__Provided information__.
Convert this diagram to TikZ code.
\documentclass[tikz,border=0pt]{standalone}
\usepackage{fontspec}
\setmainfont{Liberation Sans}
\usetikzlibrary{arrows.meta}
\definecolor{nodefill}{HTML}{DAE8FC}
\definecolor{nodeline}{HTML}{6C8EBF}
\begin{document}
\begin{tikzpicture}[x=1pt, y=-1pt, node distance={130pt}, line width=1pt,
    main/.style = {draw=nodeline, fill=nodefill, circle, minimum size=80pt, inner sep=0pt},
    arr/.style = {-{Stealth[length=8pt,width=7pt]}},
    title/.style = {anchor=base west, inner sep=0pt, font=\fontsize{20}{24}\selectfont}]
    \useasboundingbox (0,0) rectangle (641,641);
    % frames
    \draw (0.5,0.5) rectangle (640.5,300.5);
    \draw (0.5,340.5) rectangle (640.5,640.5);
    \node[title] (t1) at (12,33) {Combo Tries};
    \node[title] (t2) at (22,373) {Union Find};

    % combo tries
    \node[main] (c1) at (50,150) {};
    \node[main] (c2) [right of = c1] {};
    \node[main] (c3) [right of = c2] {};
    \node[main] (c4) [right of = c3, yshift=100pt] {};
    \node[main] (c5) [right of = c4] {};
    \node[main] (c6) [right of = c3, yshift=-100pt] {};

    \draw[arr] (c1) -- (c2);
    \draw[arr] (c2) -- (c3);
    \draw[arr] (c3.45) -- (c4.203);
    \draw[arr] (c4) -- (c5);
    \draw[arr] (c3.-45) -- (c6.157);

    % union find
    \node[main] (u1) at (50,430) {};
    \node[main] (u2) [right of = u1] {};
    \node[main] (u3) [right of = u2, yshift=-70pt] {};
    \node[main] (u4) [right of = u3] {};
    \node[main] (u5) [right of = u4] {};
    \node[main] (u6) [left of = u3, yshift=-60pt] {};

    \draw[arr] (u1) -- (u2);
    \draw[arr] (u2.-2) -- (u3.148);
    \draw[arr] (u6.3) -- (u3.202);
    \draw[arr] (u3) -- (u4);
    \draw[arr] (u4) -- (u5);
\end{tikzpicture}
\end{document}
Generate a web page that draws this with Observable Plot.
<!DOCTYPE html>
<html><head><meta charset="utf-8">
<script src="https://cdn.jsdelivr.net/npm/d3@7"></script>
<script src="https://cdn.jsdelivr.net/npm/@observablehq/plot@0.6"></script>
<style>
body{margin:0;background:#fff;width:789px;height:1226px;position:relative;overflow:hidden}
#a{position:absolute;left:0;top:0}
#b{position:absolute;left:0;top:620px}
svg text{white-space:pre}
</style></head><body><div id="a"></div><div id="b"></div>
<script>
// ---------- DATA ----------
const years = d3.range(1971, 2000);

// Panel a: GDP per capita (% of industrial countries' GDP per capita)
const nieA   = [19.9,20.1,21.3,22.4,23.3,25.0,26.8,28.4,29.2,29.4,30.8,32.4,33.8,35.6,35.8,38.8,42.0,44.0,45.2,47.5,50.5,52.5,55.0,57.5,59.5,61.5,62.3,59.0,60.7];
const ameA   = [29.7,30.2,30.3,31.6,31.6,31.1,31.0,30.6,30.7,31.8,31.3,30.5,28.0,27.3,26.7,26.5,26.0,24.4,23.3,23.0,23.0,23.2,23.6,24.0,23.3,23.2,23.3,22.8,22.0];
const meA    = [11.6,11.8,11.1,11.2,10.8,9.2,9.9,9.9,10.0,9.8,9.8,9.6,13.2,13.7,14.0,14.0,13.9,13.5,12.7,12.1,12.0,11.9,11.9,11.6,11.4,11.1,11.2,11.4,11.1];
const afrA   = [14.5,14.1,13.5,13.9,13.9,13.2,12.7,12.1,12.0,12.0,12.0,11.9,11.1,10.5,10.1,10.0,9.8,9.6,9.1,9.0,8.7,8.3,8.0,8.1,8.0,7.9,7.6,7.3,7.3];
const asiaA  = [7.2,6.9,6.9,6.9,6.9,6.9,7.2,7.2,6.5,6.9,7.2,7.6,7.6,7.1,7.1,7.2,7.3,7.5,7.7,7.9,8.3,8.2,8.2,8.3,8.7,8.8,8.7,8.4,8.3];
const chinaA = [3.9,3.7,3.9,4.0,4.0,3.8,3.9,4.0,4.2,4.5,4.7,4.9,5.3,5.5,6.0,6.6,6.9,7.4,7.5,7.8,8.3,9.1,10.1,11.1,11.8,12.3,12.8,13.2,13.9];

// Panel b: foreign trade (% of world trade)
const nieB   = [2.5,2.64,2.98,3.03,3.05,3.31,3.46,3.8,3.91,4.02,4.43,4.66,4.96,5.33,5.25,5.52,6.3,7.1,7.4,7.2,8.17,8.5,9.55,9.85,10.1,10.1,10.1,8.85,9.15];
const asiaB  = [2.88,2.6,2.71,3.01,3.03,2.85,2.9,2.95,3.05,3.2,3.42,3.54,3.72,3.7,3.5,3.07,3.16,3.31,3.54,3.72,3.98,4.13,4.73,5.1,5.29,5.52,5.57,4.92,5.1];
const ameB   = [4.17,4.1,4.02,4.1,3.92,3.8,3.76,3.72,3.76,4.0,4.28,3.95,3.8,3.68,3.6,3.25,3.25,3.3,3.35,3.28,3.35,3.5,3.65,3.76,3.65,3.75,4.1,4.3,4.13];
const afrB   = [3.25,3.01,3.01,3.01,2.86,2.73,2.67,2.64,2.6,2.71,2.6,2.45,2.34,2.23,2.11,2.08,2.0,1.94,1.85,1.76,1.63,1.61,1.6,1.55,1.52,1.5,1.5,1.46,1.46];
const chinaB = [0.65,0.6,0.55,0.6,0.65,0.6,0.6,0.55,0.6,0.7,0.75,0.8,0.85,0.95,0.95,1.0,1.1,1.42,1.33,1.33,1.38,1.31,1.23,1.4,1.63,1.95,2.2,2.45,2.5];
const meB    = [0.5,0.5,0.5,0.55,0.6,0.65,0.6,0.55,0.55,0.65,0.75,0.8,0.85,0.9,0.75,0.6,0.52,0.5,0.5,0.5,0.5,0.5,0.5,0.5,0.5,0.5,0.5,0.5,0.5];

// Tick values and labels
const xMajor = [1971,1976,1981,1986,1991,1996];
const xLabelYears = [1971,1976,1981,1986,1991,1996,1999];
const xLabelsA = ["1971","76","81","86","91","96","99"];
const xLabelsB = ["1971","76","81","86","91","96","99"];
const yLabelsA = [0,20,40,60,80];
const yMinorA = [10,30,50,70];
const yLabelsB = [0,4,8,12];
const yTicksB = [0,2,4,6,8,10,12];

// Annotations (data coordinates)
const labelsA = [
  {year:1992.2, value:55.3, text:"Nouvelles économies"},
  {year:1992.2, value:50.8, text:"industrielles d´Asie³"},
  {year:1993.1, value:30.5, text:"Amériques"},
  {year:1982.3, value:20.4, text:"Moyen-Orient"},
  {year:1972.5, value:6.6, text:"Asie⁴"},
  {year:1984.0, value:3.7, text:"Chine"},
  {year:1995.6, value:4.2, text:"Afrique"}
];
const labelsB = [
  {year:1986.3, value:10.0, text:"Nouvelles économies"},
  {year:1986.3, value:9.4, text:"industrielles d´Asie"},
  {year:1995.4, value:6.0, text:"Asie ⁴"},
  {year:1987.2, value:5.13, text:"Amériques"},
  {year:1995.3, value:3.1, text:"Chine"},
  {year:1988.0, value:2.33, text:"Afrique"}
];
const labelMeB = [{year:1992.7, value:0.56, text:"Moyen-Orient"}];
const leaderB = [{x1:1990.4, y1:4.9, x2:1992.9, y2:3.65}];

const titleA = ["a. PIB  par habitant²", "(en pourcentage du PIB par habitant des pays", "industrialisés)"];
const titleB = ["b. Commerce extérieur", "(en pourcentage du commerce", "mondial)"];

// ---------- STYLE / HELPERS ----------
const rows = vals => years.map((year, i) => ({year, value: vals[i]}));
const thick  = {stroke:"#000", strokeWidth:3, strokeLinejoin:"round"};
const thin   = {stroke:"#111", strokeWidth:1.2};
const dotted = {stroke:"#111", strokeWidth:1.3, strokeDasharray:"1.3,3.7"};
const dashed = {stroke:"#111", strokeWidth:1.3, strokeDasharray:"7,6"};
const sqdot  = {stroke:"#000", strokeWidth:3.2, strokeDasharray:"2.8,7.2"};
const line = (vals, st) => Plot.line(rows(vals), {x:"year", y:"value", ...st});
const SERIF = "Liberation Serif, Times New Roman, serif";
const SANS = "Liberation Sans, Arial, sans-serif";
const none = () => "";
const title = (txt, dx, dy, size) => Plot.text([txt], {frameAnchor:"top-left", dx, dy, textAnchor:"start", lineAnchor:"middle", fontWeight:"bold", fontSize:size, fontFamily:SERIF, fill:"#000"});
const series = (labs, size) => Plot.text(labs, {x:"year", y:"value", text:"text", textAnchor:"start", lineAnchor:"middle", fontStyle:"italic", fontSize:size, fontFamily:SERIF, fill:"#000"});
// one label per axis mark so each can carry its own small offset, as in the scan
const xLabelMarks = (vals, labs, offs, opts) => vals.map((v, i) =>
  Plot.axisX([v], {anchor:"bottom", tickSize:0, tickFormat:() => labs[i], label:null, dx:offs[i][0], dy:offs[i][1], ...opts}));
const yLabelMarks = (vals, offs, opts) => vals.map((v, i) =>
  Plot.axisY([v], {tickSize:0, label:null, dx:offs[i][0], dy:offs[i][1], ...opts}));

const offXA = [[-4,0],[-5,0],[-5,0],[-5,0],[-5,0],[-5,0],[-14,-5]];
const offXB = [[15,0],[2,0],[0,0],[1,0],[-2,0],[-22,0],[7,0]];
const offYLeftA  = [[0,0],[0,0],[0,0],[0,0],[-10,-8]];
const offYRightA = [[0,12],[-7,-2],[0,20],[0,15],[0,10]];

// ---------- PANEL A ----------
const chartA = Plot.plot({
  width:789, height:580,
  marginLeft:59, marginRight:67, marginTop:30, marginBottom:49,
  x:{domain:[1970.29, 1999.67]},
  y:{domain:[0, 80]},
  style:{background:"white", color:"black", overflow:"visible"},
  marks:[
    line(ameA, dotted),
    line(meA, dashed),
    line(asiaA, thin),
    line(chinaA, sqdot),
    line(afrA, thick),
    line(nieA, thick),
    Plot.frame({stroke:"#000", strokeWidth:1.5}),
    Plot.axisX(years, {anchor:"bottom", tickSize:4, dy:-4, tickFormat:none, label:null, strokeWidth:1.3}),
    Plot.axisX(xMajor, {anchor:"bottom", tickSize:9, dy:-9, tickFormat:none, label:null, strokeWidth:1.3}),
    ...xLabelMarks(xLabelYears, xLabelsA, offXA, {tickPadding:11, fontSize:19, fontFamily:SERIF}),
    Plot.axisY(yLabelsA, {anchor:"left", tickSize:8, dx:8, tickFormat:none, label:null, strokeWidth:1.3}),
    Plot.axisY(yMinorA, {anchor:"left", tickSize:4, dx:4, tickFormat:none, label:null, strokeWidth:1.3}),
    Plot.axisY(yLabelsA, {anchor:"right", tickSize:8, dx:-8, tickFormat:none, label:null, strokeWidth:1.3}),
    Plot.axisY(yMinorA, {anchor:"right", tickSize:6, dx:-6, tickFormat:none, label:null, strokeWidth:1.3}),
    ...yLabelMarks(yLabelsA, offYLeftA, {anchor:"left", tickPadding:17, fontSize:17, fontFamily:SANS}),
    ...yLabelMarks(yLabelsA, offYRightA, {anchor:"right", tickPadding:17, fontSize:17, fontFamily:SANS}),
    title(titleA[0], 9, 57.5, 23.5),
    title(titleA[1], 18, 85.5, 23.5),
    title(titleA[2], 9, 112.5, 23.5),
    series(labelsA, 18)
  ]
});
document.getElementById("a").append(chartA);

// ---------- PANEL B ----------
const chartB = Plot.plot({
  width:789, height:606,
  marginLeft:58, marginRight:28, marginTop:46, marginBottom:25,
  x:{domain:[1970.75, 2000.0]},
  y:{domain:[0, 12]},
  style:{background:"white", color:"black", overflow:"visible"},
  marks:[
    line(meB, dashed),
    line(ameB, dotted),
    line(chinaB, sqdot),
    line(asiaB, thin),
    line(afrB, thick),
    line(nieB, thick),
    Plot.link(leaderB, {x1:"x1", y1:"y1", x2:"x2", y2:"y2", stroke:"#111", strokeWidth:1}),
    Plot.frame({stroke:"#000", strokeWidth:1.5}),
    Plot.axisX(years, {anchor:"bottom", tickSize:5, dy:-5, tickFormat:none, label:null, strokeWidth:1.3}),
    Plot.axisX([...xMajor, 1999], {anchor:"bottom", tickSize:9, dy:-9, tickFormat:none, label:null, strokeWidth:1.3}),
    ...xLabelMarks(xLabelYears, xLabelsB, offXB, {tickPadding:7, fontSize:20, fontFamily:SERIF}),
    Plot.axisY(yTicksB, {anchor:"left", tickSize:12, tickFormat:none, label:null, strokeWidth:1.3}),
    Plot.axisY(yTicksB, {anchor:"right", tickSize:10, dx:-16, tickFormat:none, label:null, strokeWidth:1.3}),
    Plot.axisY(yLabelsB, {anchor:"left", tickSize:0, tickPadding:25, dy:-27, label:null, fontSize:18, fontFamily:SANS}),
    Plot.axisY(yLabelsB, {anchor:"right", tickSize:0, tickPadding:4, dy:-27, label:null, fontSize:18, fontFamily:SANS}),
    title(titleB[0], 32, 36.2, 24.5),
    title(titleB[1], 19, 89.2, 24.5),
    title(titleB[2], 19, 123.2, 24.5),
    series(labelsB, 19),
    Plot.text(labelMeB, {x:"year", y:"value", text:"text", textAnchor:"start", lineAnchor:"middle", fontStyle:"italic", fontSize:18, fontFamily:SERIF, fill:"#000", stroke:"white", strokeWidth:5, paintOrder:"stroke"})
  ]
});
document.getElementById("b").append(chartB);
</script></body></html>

__Goal__. Within the listing above, give again exactly every line from the line with "Generate a web" through the line with "const years = d3.range(1971, 2000);", both included, and no other line.

__Response to the task__.
Generate a web page that draws this with Observable Plot.
<!DOCTYPE html>
<html><head><meta charset="utf-8">
<script src="https://cdn.jsdelivr.net/npm/d3@7"></script>
<script src="https://cdn.jsdelivr.net/npm/@observablehq/plot@0.6"></script>
<style>
body{margin:0;background:#fff;width:789px;height:1226px;position:relative;overflow:hidden}
#a{position:absolute;left:0;top:0}
#b{position:absolute;left:0;top:620px}
svg text{white-space:pre}
</style></head><body><div id="a"></div><div id="b"></div>
<script>
// ---------- DATA ----------
const years = d3.range(1971, 2000);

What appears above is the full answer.